Return precisely the span of lines from the top of the material below to the line containing "45, 50, 55];", both included. Pictures are excluded.

(Source code of charts)
[start]

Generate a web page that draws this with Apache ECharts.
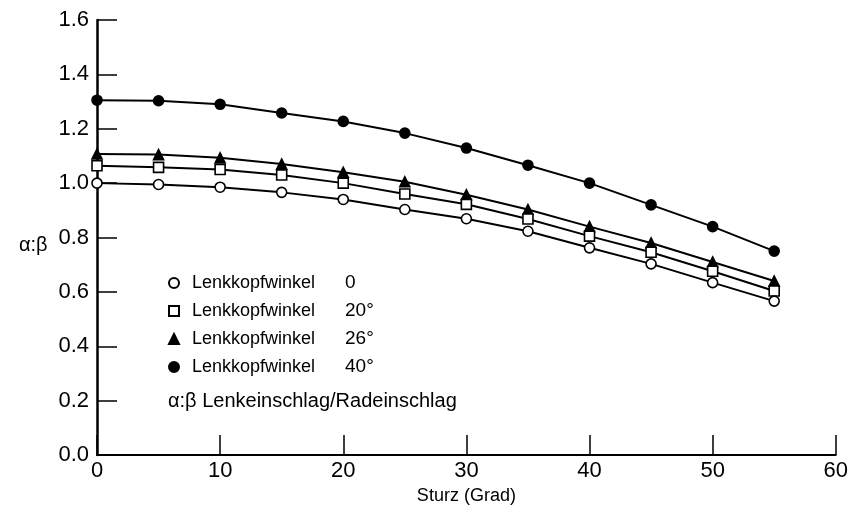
<!DOCTYPE html>
<html>
<head>
<meta charset="utf-8">
<script src="https://cdn.jsdelivr.net/npm/echarts@6/dist/echarts.min.js"></script>
<style>
  html, body { margin: 0; padding: 0; background: #fff; }
  #chart { width: 851px; height: 523px; }
</style>
</head>
<body>
<div id="chart"></div>
<script>
// Sturz (Grad)
const sturz = [0, 5, 10, 15, 20, 25, 30, 35, 40, 45, 50, 55];

// alpha:beta values per Lenkkopfwinkel
const winkel_0  = [1.00, 0.995, 0.985, 0.966, 0.94, 0.903, 0.869, 0.823, 0.762, 0.703, 0.634, 0.566];
const winkel_20 = [1.064, 1.058, 1.05, 1.03, 1.00, 0.96, 0.922, 0.868, 0.805, 0.746, 0.676, 0.603];
const winkel_26 = [1.107, 1.105, 1.093, 1.07, 1.04, 1.005, 0.957, 0.903, 0.84, 0.78, 0.71, 0.64];
const winkel_40 = [1.305, 1.303, 1.29, 1.258, 1.227, 1.184, 1.129, 1.066, 1.00, 0.92, 0.84, 0.75];

const namen = ['Lenkkopfwinkel 0', 'Lenkkopfwinkel 20°', 'Lenkkopfwinkel 26°', 'Lenkkopfwinkel 40°'];

const FONT = 'Liberation Sans';

function paare(werte) {
    return sturz.map((x, i) => [x, werte[i]]);
}

function linie(name, werte, symbol, gefuellt) {
    return {
        name: name,
        type: 'line',
        data: paare(werte),
        symbol: symbol,
        symbolSize: 10,
        showSymbol: true,
        lineStyle: { color: '#000', width: 2 },
        itemStyle: {
            color: gefuellt ? '#000' : '#fff',
            borderColor: '#000',
            borderWidth: 1.6
        },
        emphasis: { disabled: true },
        z: 3
    };
}

const chart = echarts.init(document.getElementById('chart'));

chart.setOption({
    animation: false,
    backgroundColor: '#fff',
    grid: { left: 97, right: 13, top: 20, bottom: 68 },
    legend: {
        orient: 'vertical',
        left: 163,
        top: 268,
        itemWidth: 10,
        itemHeight: 10,
        itemGap: 8,
        data: [
            { name: namen[0], icon: 'circle' },
            { name: namen[1], icon: 'rect' },
            { name: namen[2], icon: 'triangle' },
            { name: namen[3], icon: 'circle' }
        ],
        formatter: function (n) {
            const teile = n.split(' ');
            return '{a|' + teile[0] + '}{b|' + teile[1] + '}';
        },
        textStyle: {
            fontFamily: FONT,
            fontSize: 18,
            color: '#000',
            lineHeight: 20,
            padding: [0, 0, 0, 8],
            rich: {
                a: { width: 153, fontFamily: FONT, fontSize: 18, color: '#000' },
                b: { fontFamily: FONT, fontSize: 19, color: '#000' }
            }
        }
    },
    graphic: [{
        type: 'text',
        left: 168,
        top: 391,
        style: {
            text: 'α:β Lenkeinschlag/Radeinschlag',
            font: '20px "Liberation Sans"',
            fill: '#000'
        }
    }, {
        // y axis name, placed below the middle like in the original
        type: 'text',
        left: 19,
        top: 235,
        style: {
            text: 'α:β',
            font: '20px "Liberation Sans"',
            fill: '#000'
        }
    }],
    xAxis: {
        type: 'value',
        min: 0,
        max: 60,
        interval: 10,
        name: 'Sturz (Grad)',
        nameLocation: 'middle',
        nameGap: 30,
        nameTextStyle: { fontFamily: FONT, fontSize: 18, color: '#000' },
        axisLine: { lineStyle: { color: '#000', width: 2 } },
        axisTick: { inside: true, length: 20, lineStyle: { color: '#000', width: 1.5 } },
        axisLabel: { fontFamily: FONT, fontSize: 22, color: '#000', margin: 5 },
        splitLine: { show: false }
    },
    yAxis: {
        type: 'value',
        min: 0,
        max: 1.6,
        interval: 0.2,
        axisLine: { lineStyle: { color: '#000', width: 2.5 } },
        axisTick: { inside: true, length: 20, lineStyle: { color: '#000', width: 1.5 } },
        axisLabel: {
            fontFamily: FONT, fontSize: 22, color: '#000', margin: 8,
            formatter: v => v.toFixed(1)
        },
        splitLine: { show: false }
    },
    series: [
        linie(namen[3], winkel_40, 'circle', true),
        linie(namen[2], winkel_26, 'triangle', true),
        linie(namen[1], winkel_20, 'rect', false),
        linie(namen[0], winkel_0, 'circle', false)
    ]
});
</script>
</body>
</html>
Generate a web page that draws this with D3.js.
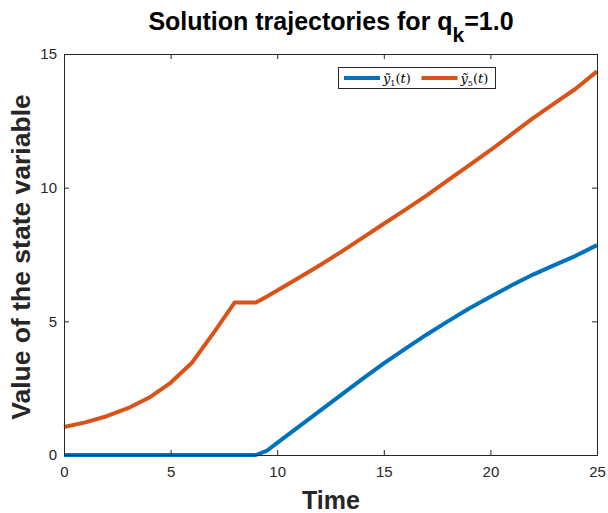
<!DOCTYPE html>
<html>
<head>
<meta charset="utf-8">
<script src="https://cdn.jsdelivr.net/npm/d3@7"></script>
<style>
  body { margin: 0; background: #fff; }
  svg { font-family: "Liberation Sans", Arial, sans-serif; }
</style>
</head>
<body>
<div id="chart"></div>
<script>
// time grid and the two trajectories
const times = [0, 1, 2, 3, 4, 5, 6, 7, 8, 9, 9.5, 10, 11, 12, 13, 14, 15, 16, 17, 18, 19, 20, 21, 22, 23, 24, 25];
const y1Values = [0, 0, 0, 0, 0, 0, 0, 0, 0, 0, 0.15, 0.45, 1.05, 1.65, 2.25, 2.85, 3.43, 3.97, 4.5, 5.0, 5.48, 5.92, 6.35, 6.75, 7.1, 7.45, 7.85];
const y5Values = [1.05, 1.22, 1.45, 1.75, 2.15, 2.7, 3.45, 4.55, 5.7, 5.7, 5.92, 6.15, 6.62, 7.1, 7.6, 8.12, 8.65, 9.17, 9.7, 10.27, 10.83, 11.4, 12.0, 12.6, 13.15, 13.7, 14.35];
const xTicks = [0, 5, 10, 15, 20, 25];
const yTicks = [0, 5, 10, 15];

const width = 608, height = 513;
const margin = { top: 54, right: 11, bottom: 58, left: 64 };
const axisColor = "#262626";

const svg = d3.select("#chart").append("svg")
    .attr("width", width)
    .attr("height", height);

const x = d3.scaleLinear().domain([0, 25]).range([margin.left, width - margin.right]);
const y = d3.scaleLinear().domain([0, 15]).range([height - margin.bottom, margin.top]);

const series = [
    { name: "1", values: y1Values, color: "#0072BD" },
    { name: "5", values: y5Values, color: "#D95319" }
];

// lines
const line = d3.line()
    .x((d, i) => x(times[i]))
    .y(d => y(d));

series.forEach(s => {
    svg.append("path")
        .datum(s.values)
        .attr("fill", "none")
        .attr("stroke", s.color)
        .attr("stroke-width", 4)
        .attr("stroke-linejoin", "round")
        .attr("d", line);
});

// axes (ticks inward, box on)
const tickLen = 5;
svg.append("g")
    .attr("transform", `translate(0,${y(0)})`)
    .call(d3.axisBottom(x).tickValues(xTicks).tickSize(-tickLen).tickPadding(11.5));
svg.append("g")
    .attr("transform", `translate(${x(0)},0)`)
    .call(d3.axisLeft(y).tickValues(yTicks).tickSize(-tickLen).tickPadding(7));
svg.append("g")
    .attr("transform", `translate(0,${y(15)})`)
    .call(d3.axisTop(x).tickValues(xTicks).tickSize(-tickLen).tickFormat(""));
svg.append("g")
    .attr("transform", `translate(${x(25)},0)`)
    .call(d3.axisRight(y).tickValues(yTicks).tickSize(-tickLen).tickFormat(""));

svg.selectAll(".domain, .tick line").attr("stroke", axisColor);
svg.selectAll(".tick text")
    .attr("fill", axisColor)
    .style("font-size", "15px")
    .style("font-family", "'Liberation Sans', Arial, sans-serif");

// title
const title = svg.append("text")
    .attr("x", 331)
    .attr("y", 30)
    .attr("text-anchor", "middle")
    .style("font-size", "25px")
    .style("font-weight", "bold")
    .attr("fill", "#000");
title.append("tspan").text("Solution trajectories for q");
title.append("tspan").attr("dy", 12).style("font-size", "21px").text("k");
title.append("tspan").attr("dy", -12).text("=1.0");

// axis labels
svg.append("text")
    .attr("x", 331)
    .attr("y", 509)
    .attr("text-anchor", "middle")
    .style("font-size", "25px")
    .style("font-weight", "bold")
    .attr("fill", axisColor)
    .text("Time");

svg.append("text")
    .attr("transform", "translate(30,257) rotate(-90)")
    .attr("text-anchor", "middle")
    .style("font-size", "26.5px")
    .style("font-weight", "bold")
    .attr("fill", axisColor)
    .text("Value of the state variable");

// legend
const legend = svg.append("g").attr("transform", "translate(338.5,67.5)");
legend.append("rect")
    .attr("width", 157)
    .attr("height", 21)
    .attr("fill", "#fff")
    .attr("stroke", axisColor)
    .attr("stroke-width", 1);

series.forEach((s, i) => {
    const g = legend.append("g").attr("transform", `translate(${5.5 + i * 77.5},10.5)`);
    g.append("line")
        .attr("x1", 0).attr("x2", 36)
        .attr("stroke", s.color)
        .attr("stroke-width", 4);
    const t = g.append("text")
        .attr("x", 39)
        .attr("y", 4.5)
        .style("font-family", "'DejaVu Serif', 'Liberation Serif', serif")
        .style("font-size", "13px")
        .attr("fill", "#000");
    t.append("tspan").style("font-style", "italic").text("y\u0303");
    t.append("tspan").attr("dy", 3).style("font-size", "8px").text(s.name);
    t.append("tspan").attr("dy", -3).text("(");
    t.append("tspan").style("font-style", "italic").text("t");
    t.append("tspan").text(")");
});
</script>
</body>
</html>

[end]

SOLUTION BELOW —
Generate a web page that draws this with Apache ECharts.
<!DOCTYPE html>
<html>
<head>
<meta charset="utf-8">
<script src="https://cdn.jsdelivr.net/npm/echarts@6/dist/echarts.min.js"></script>
<style>
  html, body { margin: 0; padding: 0; background: #fff; }
  #chart { width: 851px; height: 523px; }
</style>
</head>
<body>
<div id="chart"></div>
<script>
// Sturz (Grad)
const sturz = [0, 5, 10, 15, 20, 25, 30, 35, 40, 45, 50, 55];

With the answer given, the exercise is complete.